SINGLETARY: And you know, they started become very energy-efficient when they started to owe mama some money.

(Soundbite of laughter)

BRAND: I bet.

SINGLETARY: You know, shop smarter. Look for products that are going to save you money. And here's the other thing, bend down when you go to the grocery store, because the cheaper products are on the lower shelves.

BRAND: What if you have a family that is doing all that and yet, still is having trouble?

SINGLETARY: Then you need to look at how you're living your life. You may have to reduce yourself to one car. You may have to get a second job. Every single budget that I looked at, the cell phone and utilities were just out of whack. I mean, people with 100- and 200-dollar cell phone bills. Who are you talking to? Get a prepaid phone. I mean, these are hard times and the kind of luxuries that we have become used to, that we think are necessities, are not going to be necessities in an inflationary period.

BRAND: Well, that - you raise a good point and that is there are probably lots and lots of things that we take for granted now that really - when we look at it a second, third time, we could do without. What are some other things besides cell phones?

SINGLETARY: You know, you go to the standard cable reduce, and I not saying get rid of it completely but go back to basic cable.

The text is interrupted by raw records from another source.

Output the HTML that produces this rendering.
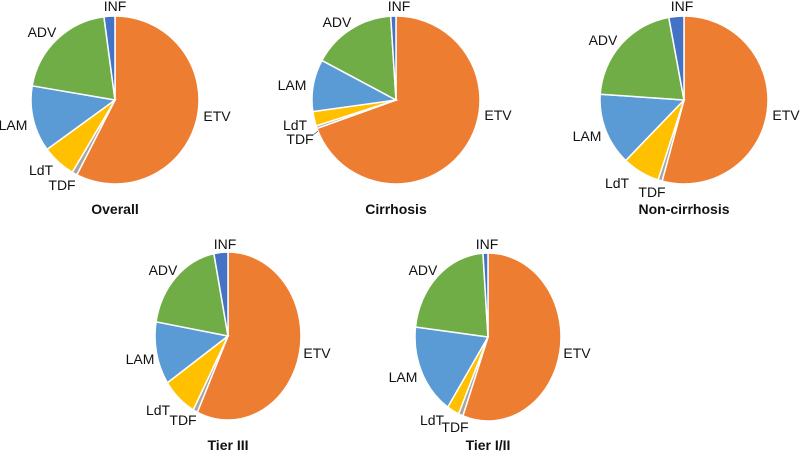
<!DOCTYPE html>
<html><head><meta charset="utf-8"><style>
html,body{margin:0;padding:0;background:#fff;}
svg{display:block;font-family:"Liberation Sans",Arial,sans-serif;}
text{font-size:14px;fill:#111;}
.t{font-weight:bold;font-size:14px;}
</style></head><body>
<svg id="c" width="800" height="451" viewBox="0 0 800 451"></svg>
<script>
const categories = ["ETV","TDF","LdT","LAM","ADV","INF"];
const colors = ["#ED7D31","#A5A5A5","#FFC000","#5B9BD5","#70AD47","#4472C4"];
const titles = ["Overall","Cirrhosis","Non-cirrhosis","Tier III","Tier I/II"];
const overallValues = [57.5,1.0,6.5,12.7,20.2,2.1];
const cirrhosisValues = [69.5,0.5,2.8,10.0,16.2,1.0];
const nonCirrhosisValues = [54.2,0.8,7.2,13.9,21.0,2.9];
const tier3Values = [56.9,1.0,7.7,12.1,19.2,3.1];
const tier12Values = [55.6,1.0,2.7,17.6,22.0,1.1];
const series = [overallValues,cirrhosisValues,nonCirrhosisValues,tier3Values,tier12Values];

// label positions listed as INF, ADV, LAM, LdT, TDF, ETV
const geoms = [
 {cx:115,cy:100,rx:84,ry:84,ty:214,lab:[[115,6],[42,32],[13,125],[41,170],[62,185],[217,116]]},
 {cx:396,cy:100,rx:84,ry:84,ty:214,lab:[[399,6],[337,22],[292,85],[295,125],[300,139],[498,115]]},
 {cx:684,cy:100,rx:84,ry:84,ty:214,lab:[[682,6],[603,40],[587,136],[617,183],[652,192],[786,115]]},
 {cx:228,cy:336,rx:73,ry:84,ty:450,lab:[[225,244],[163,270],[140,359],[158,410],[183,420],[317,353]]},
 {cx:488,cy:337,rx:73,ry:84,ty:450,lab:[[487,244],[423,270],[403,377],[432,420],[455,427],[577,353]]}
];
const svg=document.getElementById('c');
const NS='http://www.w3.org/2000/svg';
series.forEach((vals,i)=>{
  const g=geoms[i];
  const grp=document.createElementNS(NS,'g');
  
  
  svg.appendChild(grp);
  const tot=vals.reduce((a,b)=>a+b,0);
  let acc=0;
  vals.forEach((v,k)=>{
    const a0=acc/tot*2*Math.PI; acc+=v; const a1=acc/tot*2*Math.PI;
    const x0=g.cx+g.rx*Math.sin(a0), y0=g.cy-g.ry*Math.cos(a0);
    const x1=g.cx+g.rx*Math.sin(a1), y1=g.cy-g.ry*Math.cos(a1);
    const large=(a1-a0)>Math.PI?1:0;
    const p=document.createElementNS(NS,'path');
    p.setAttribute('d',`M${g.cx},${g.cy}L${x0},${y0}A${g.rx},${g.ry} 0 ${large} 1 ${x1},${y1}Z`);
    p.setAttribute('fill',colors[k]);
    p.setAttribute('stroke','#fff');
    p.setAttribute('stroke-width','1.5');
    
    
    grp.appendChild(p);
  });
  categories.forEach((c,k)=>{
    const pos=g.lab[5-k];
    const t=document.createElementNS(NS,'text');
    t.setAttribute('x',pos[0]); t.setAttribute('y',pos[1]+5);
    t.setAttribute('text-anchor','middle');
    t.textContent=c;
    
    
    grp.appendChild(t);
  });
  const tt=document.createElementNS(NS,'text');
  tt.setAttribute('x',g.cx); tt.setAttribute('y',g.ty);
  tt.setAttribute('text-anchor','middle'); tt.setAttribute('class','t');
  tt.textContent=titles[i];
  
  
  grp.appendChild(tt);
});
const ln=document.createElementNS(NS,'line');
ln.setAttribute('x1',312);ln.setAttribute('y1',136);ln.setAttribute('x2',318);ln.setAttribute('y2',131);
ln.setAttribute('stroke','#555');ln.setAttribute('stroke-width','0.8');


svg.appendChild(ln);
</script>
</body></html>
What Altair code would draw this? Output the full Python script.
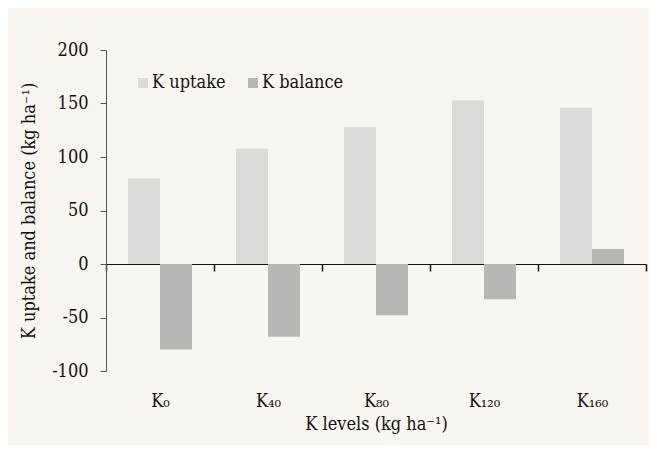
import altair as alt
import pandas as pd

levels = ["K₀", "K₄₀", "K₈₀", "K₁₂₀", "K₁₆₀"]
uptake = [80, 108, 128, 153, 146]
balance = [-80, -68, -48, -33, 14]
series = ["K uptake", "K balance"]
colors = ["#dcdbd7", "#b8b7b3"]
y_ticks = [-100, -50, 0, 50, 100, 150, 200]

rows = []
for lv, u, b in zip(levels, uptake, balance):
    rows.append({"level": lv, "series": series[0], "value": u})
    rows.append({"level": lv, "series": series[1], "value": b})
df = pd.DataFrame(rows)

FONT = "DejaVu Serif Condensed, DejaVu Serif"
INK = "#111111"

chart = alt.Chart(df).mark_bar().encode(
    x=alt.X(
        "level:N", sort=levels,
        scale=alt.Scale(paddingInner=0, paddingOuter=0),
        axis=alt.Axis(
            title="K levels (kg ha⁻¹)", labelAngle=0, offset=-107,
            tickBand="extent", ticks=True, tickSize=7, tickWidth=1.5,
            labelPadding=121, titlePadding=5,
            domainColor=INK, tickColor=INK, domainWidth=1.2,
        ),
    ),
    xOffset=alt.XOffset(
        "series:N", sort=series,
        scale=alt.Scale(paddingOuter=0.6875, paddingInner=0),
    ),
    y=alt.Y(
        "value:Q",
        scale=alt.Scale(domain=[-100, 200], nice=False),
        axis=alt.Axis(
            values=y_ticks, grid=False, title="K uptake and balance (kg ha⁻¹)",
            labelExpr="'' + datum.value",
            tickSize=6, labelPadding=12, titlePadding=13,
            domainColor="#555555", tickColor="#555555",
        ),
    ),
    color=alt.Color(
        "series:N", sort=series,
        scale=alt.Scale(domain=series, range=colors),
        legend=alt.Legend(
            title=None, orient="none", legendX=28, legendY=24,
            direction="horizontal", symbolType="square", symbolSize=100,
            symbolStrokeWidth=0, labelOffset=0, columnPadding=18, padding=0,
            labelFontSize=18, labelColor=INK,
        ),
    ),
).properties(
    width=540, height=321,
    background="#f9f6f1",
    padding={"left": 98, "top": 42, "right": 3, "bottom": 74},
    autosize=alt.AutoSizeParams(type="none"),
).configure(
    font=FONT
).configure_view(
    stroke=None
).configure_axis(
    labelFont=FONT, titleFont=FONT, labelFontSize=18, titleFontSize=18,
    labelColor=INK, titleColor=INK, titleFontWeight="normal",
).configure_legend(
    labelFont=FONT
)

chart.save("out.html", embed_options={"renderer": "svg", "actions": False})
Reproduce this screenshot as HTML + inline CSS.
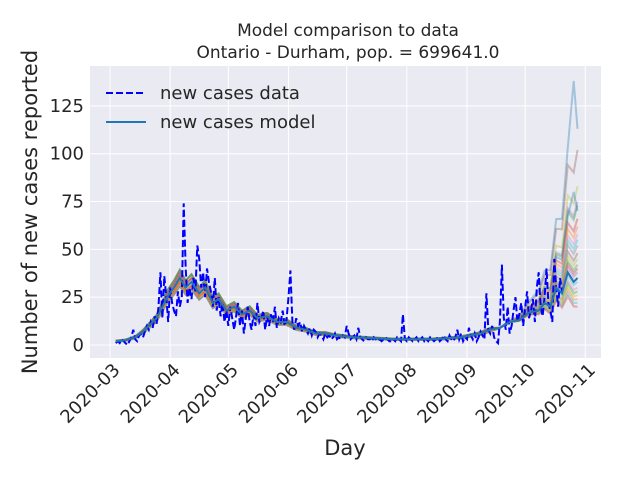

You may have to go back to a one car and figure out how you can commute with your husband or you know, combine trips and things like that, using public transportation. I mean, whether we're in a recession or headed towards you know, inflation, maybe not double digits but certainly, enough that it's going to cut people's budget. You've got to be drastic and we've got to go back to some ways that were smarter in terms of how we use our money.

BRAND: What are your feelings on going to regular supermarket stores versus going to some of these big warehouse clubs like Cosco?

SINGLETARY: I think you have to be very careful about buying in bulk. In some instances, it's absolutely saves you money by the unit price. But a lot of times, people waste when they buy in bulk. Just dishwashing liquid, for example, you put that big bottles out there, people use it liberally. So what I did was I bought a little teeny bottle and then I would put liquid in there so that my kids and my husband will always think that we're about to run out.

(Soundbite of laughter)

SINGLETARY: And it is the same thing with coupons. If you buy the store brand, you could still save money without using that coupon. Sit down, look at the coupons. Look at what you're saving and make sure that you are actually saving.

BRAND: Michelle Singletary is Day To Day's personal finance contributor. She writes the Color of Money column for the Washington Post. Michelle, thank you.

SINGLETARY: You're welcome.

CHADWICK: And Madeleine Brand, thank you for that interview.